- **WHAT YOU SHOULD DO**
Repeat the entries below exactly as they appear, with no pictures.
start EXTRACTED DATA
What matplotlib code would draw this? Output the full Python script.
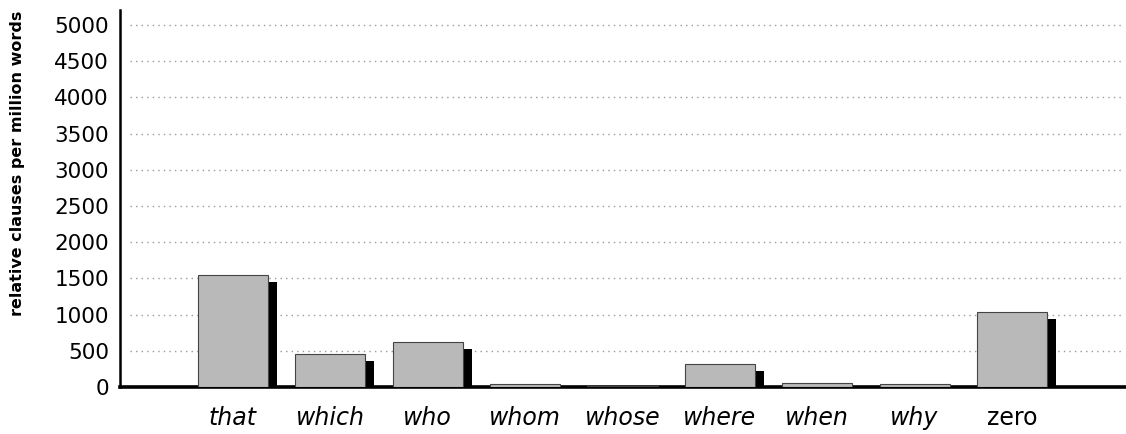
import matplotlib.pyplot as plt
import numpy as np

pronouns = ["that", "which", "who", "whom", "whose", "where", "when", "why", "zero"]
clauses = [1550, 460, 620, 40, 12, 320, 50, 40, 1040]
y_ticks = [0, 500, 1000, 1500, 2000, 2500, 3000, 3500, 4000, 4500, 5000]

fig = plt.figure(figsize=(11.26, 4.34), dpi=100)
ax = fig.add_axes([120 / 1126, 47 / 434, 1006 / 1126, 377 / 434])

x = np.arange(len(pronouns))
w = 0.72
ymax = 5207

# black drop shadow sitting a little right and down of each bar
px = 1 / 97.4
py = ymax / 377
shadow = [max(v - 7 * py, 0) for v in clauses]
ax.bar(x + 9 * px, shadow, width=w, color="black", zorder=2)
ax.bar(x, clauses, width=w, color="#b9b9b9", edgecolor="#444444",
       linewidth=0.8, zorder=3)

# dotted grid
ax.hlines(y_ticks[1:], -1.06, 9.13, colors="#999999", linestyles=(0, (1, 3)),
          linewidth=1.0, zorder=1)

ax.set_xlim(-1.16, 9.17)
ax.set_ylim(0, ymax)
ax.set_yticks(y_ticks)
ax.set_yticklabels([str(t) for t in y_ticks], fontsize=15.5)
ax.set_xticks(x)
ax.set_xticklabels(pronouns, fontsize=17)
for lbl in ax.get_xticklabels():
    if lbl.get_text() != "zero":
        lbl.set_style("italic")
ax.tick_params(length=0, pad=8)
ax.tick_params(axis="x", pad=14)

for s in ["top", "right"]:
    ax.spines[s].set_visible(False)
ax.spines["left"].set_linewidth(1.8)
ax.spines["bottom"].set_linewidth(2.6)

fig.text(18 / 1126, 1 - 163 / 434, "relative clauses per million words",
         rotation=90, ha="center", va="center", fontsize=11.5, fontweight="bold")

fig.savefig("out.png", dpi=100)
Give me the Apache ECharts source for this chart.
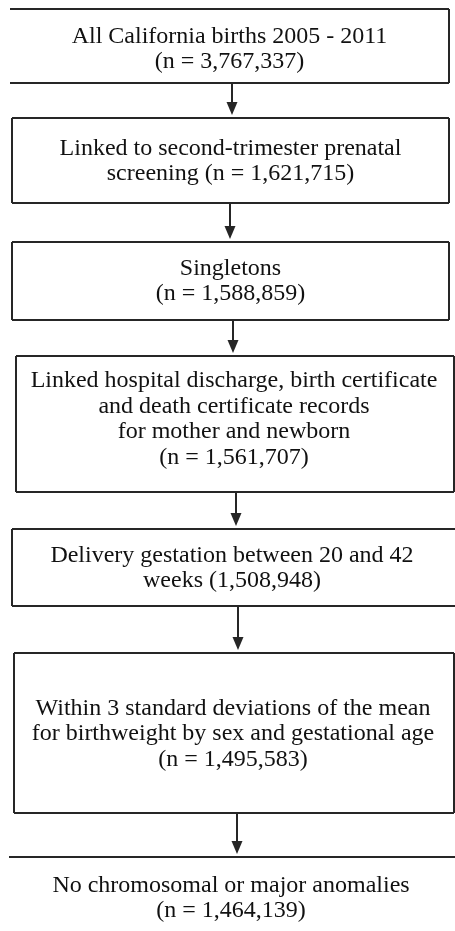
end EXTRACTED DATA
- **ANSWER TO THE PROBLEM**
What matplotlib code would draw this? Output the full Python script.
import matplotlib.pyplot as plt
import numpy as np

pronouns = ["that", "which", "who", "whom", "whose", "where", "when", "why", "zero"]
clauses = [1550, 460, 620, 40, 12, 320, 50, 40, 1040]
y_ticks = [0, 500, 1000, 1500, 2000, 2500, 3000, 3500, 4000, 4500, 5000]

fig = plt.figure(figsize=(11.26, 4.34), dpi=100)
ax = fig.add_axes([120 / 1126, 47 / 434, 1006 / 1126, 377 / 434])

x = np.arange(len(pronouns))
w = 0.72
ymax = 5207

# black drop shadow sitting a little right and down of each bar
px = 1 / 97.4
py = ymax / 377
shadow = [max(v - 7 * py, 0) for v in clauses]
ax.bar(x + 9 * px, shadow, width=w, color="black", zorder=2)
ax.bar(x, clauses, width=w, color="#b9b9b9", edgecolor="#444444",
       linewidth=0.8, zorder=3)

# dotted grid
ax.hlines(y_ticks[1:], -1.06, 9.13, colors="#999999", linestyles=(0, (1, 3)),
          linewidth=1.0, zorder=1)

ax.set_xlim(-1.16, 9.17)
ax.set_ylim(0, ymax)
ax.set_yticks(y_ticks)
ax.set_yticklabels([str(t) for t in y_ticks], fontsize=15.5)
ax.set_xticks(x)
ax.set_xticklabels(pronouns, fontsize=17)
for lbl in ax.get_xticklabels():
    if lbl.get_text() != "zero":
        lbl.set_style("italic")
ax.tick_params(length=0, pad=8)
ax.tick_params(axis="x", pad=14)

for s in ["top", "right"]:
    ax.spines[s].set_visible(False)
ax.spines["left"].set_linewidth(1.8)
ax.spines["bottom"].set_linewidth(2.6)

fig.text(18 / 1126, 1 - 163 / 434, "relative clauses per million words",
         rotation=90, ha="center", va="center", fontsize=11.5, fontweight="bold")

fig.savefig("out.png", dpi=100)
Give me the Apache ECharts source for this chart.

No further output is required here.